Rheological and mechanical behavior of High Strength Steel Fiber-River Gravel Self Compacting Concrete

This study reports the results of a comprehensive experimental campaign aimed at demonstrating the feasibility of using river gravels in substitution of ordinary crushed aggregates for the production of high strength Steel Fiber-River Gravel-Self Compacting Concrete (SFRGSCC). Due to geomorphological reasons, the river gravels represent the most common type of aggregates used in Amazon region for ordinary structural concrete production but only few researches focused on the use of this kind of raw material for the production of high performance cement-based composites.

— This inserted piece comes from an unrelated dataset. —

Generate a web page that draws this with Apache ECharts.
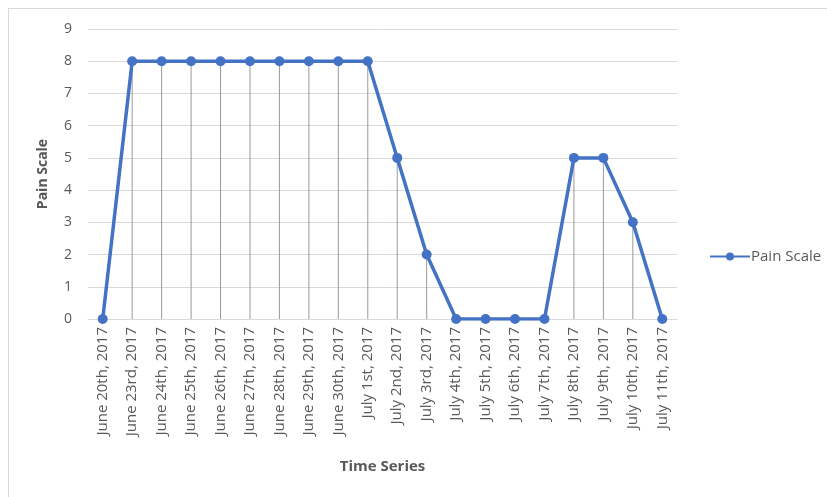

In fact, the river gravels present different intrinsic characteristic in comparison with crushed rocks such as, higher density and elastic modulus, rounded shape with a smoother surface and a more brittle behavior. As a consequence, when embedded in a cement-based matrix they can significantly affect the rheology and mechanical performance of both self-compacting concrete matrices (RGSCC) and Fiber Reinforced Concrete (SFRGSCC). In this context, the present study firstly analyzes the physical and mechanical properties of the alternative aggregates and then, investigates how the complete replacement of crushed aggregate by river gravel can influence the flowability, segregation potential, yield stress and plastic viscosity of the RGSCC and SFRGSCC in the fresh state as well as the stress-strain behavior under compression, direct tension and bending in the hardened state. The results highlight as the river gravel aggregates shape and surface roughness have relevant effects on the concrete performance as they improve the concrete rheology increasing the concrete flowing and reducing the corresponding yield stress and entrapped air while, on the other hand, reduce the strain capacity of the matrix resulting in a more fragile mechanical response under compression, tension and bending. The addition of steel fiber to the RGSCC resulted being more beneficial than to the reference crushed aggregate SCC. The reinforcement significantly enhanced the RGSCC toughness being this improvement even more pronounced when the samples were submitted to direct tension and bending loads.